▸ GOAL
Taking the data below, please print only the lines from the line holding "Emit a web page" to the line holding "</script></body></html>", inclusive, with pictures omitted.
------------------------------
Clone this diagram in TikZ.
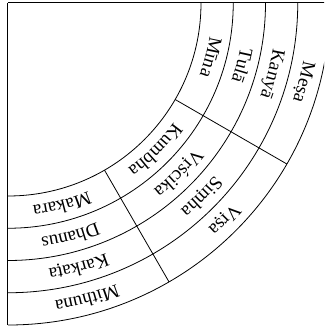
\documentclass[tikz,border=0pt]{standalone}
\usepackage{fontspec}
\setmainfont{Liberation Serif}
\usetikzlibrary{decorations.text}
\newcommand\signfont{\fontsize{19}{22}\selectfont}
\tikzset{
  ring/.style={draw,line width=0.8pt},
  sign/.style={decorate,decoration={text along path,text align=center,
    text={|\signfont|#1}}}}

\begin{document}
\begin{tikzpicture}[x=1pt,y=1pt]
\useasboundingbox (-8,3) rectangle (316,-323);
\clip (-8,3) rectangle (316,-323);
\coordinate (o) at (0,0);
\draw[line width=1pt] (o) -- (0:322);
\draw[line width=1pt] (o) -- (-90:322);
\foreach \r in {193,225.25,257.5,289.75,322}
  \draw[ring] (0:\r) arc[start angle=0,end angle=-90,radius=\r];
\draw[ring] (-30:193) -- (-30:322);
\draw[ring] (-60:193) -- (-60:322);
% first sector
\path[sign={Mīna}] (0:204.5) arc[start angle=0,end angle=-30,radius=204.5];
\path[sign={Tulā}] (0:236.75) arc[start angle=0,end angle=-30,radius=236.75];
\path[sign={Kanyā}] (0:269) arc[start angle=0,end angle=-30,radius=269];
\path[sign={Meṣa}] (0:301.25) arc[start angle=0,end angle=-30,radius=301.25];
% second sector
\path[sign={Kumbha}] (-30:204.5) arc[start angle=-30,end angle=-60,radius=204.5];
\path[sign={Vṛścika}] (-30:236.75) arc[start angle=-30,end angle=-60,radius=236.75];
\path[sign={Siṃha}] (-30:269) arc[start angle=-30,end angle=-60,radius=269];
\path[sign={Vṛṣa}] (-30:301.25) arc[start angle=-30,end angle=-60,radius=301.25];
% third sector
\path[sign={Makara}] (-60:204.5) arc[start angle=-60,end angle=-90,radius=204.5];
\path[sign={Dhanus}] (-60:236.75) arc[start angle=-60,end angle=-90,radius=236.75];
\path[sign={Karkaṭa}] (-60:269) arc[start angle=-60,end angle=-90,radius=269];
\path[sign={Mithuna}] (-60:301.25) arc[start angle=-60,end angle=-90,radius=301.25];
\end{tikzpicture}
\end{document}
------------------------------
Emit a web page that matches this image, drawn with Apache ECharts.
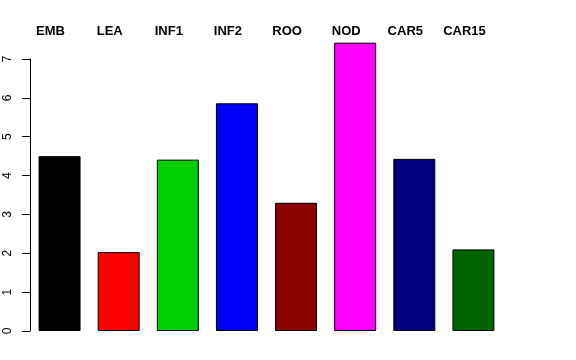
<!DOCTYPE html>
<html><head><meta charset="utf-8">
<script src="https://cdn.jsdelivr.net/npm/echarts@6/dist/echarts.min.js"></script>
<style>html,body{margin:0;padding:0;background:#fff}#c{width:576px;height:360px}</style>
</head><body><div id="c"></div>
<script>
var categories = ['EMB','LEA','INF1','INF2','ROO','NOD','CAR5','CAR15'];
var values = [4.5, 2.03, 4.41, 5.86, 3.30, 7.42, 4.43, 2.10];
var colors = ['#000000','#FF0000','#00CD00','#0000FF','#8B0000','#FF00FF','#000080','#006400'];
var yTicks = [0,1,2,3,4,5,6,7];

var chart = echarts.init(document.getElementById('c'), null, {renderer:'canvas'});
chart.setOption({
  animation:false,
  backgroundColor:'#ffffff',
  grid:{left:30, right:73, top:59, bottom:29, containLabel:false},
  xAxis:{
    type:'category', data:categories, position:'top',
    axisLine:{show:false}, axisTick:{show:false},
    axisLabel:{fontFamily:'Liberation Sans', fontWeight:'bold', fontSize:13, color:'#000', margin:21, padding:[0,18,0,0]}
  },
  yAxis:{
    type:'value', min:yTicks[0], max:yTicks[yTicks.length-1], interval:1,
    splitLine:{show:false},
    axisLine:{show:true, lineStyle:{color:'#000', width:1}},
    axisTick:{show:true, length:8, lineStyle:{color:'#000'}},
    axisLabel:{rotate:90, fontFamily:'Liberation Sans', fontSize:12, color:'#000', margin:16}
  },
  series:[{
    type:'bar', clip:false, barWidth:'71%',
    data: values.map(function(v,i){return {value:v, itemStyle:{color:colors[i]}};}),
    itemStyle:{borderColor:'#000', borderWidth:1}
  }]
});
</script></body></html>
------------------------------
▸ SOLUTION TO THE PROBLEM
Emit a web page that matches this image, drawn with Apache ECharts.
<!DOCTYPE html>
<html><head><meta charset="utf-8">
<script src="https://cdn.jsdelivr.net/npm/echarts@6/dist/echarts.min.js"></script>
<style>html,body{margin:0;padding:0;background:#fff}#c{width:576px;height:360px}</style>
</head><body><div id="c"></div>
<script>
var categories = ['EMB','LEA','INF1','INF2','ROO','NOD','CAR5','CAR15'];
var values = [4.5, 2.03, 4.41, 5.86, 3.30, 7.42, 4.43, 2.10];
var colors = ['#000000','#FF0000','#00CD00','#0000FF','#8B0000','#FF00FF','#000080','#006400'];
var yTicks = [0,1,2,3,4,5,6,7];

var chart = echarts.init(document.getElementById('c'), null, {renderer:'canvas'});
chart.setOption({
  animation:false,
  backgroundColor:'#ffffff',
  grid:{left:30, right:73, top:59, bottom:29, containLabel:false},
  xAxis:{
    type:'category', data:categories, position:'top',
    axisLine:{show:false}, axisTick:{show:false},
    axisLabel:{fontFamily:'Liberation Sans', fontWeight:'bold', fontSize:13, color:'#000', margin:21, padding:[0,18,0,0]}
  },
  yAxis:{
    type:'value', min:yTicks[0], max:yTicks[yTicks.length-1], interval:1,
    splitLine:{show:false},
    axisLine:{show:true, lineStyle:{color:'#000', width:1}},
    axisTick:{show:true, length:8, lineStyle:{color:'#000'}},
    axisLabel:{rotate:90, fontFamily:'Liberation Sans', fontSize:12, color:'#000', margin:16}
  },
  series:[{
    type:'bar', clip:false, barWidth:'71%',
    data: values.map(function(v,i){return {value:v, itemStyle:{color:colors[i]}};}),
    itemStyle:{borderColor:'#000', borderWidth:1}
  }]
});
</script></body></html>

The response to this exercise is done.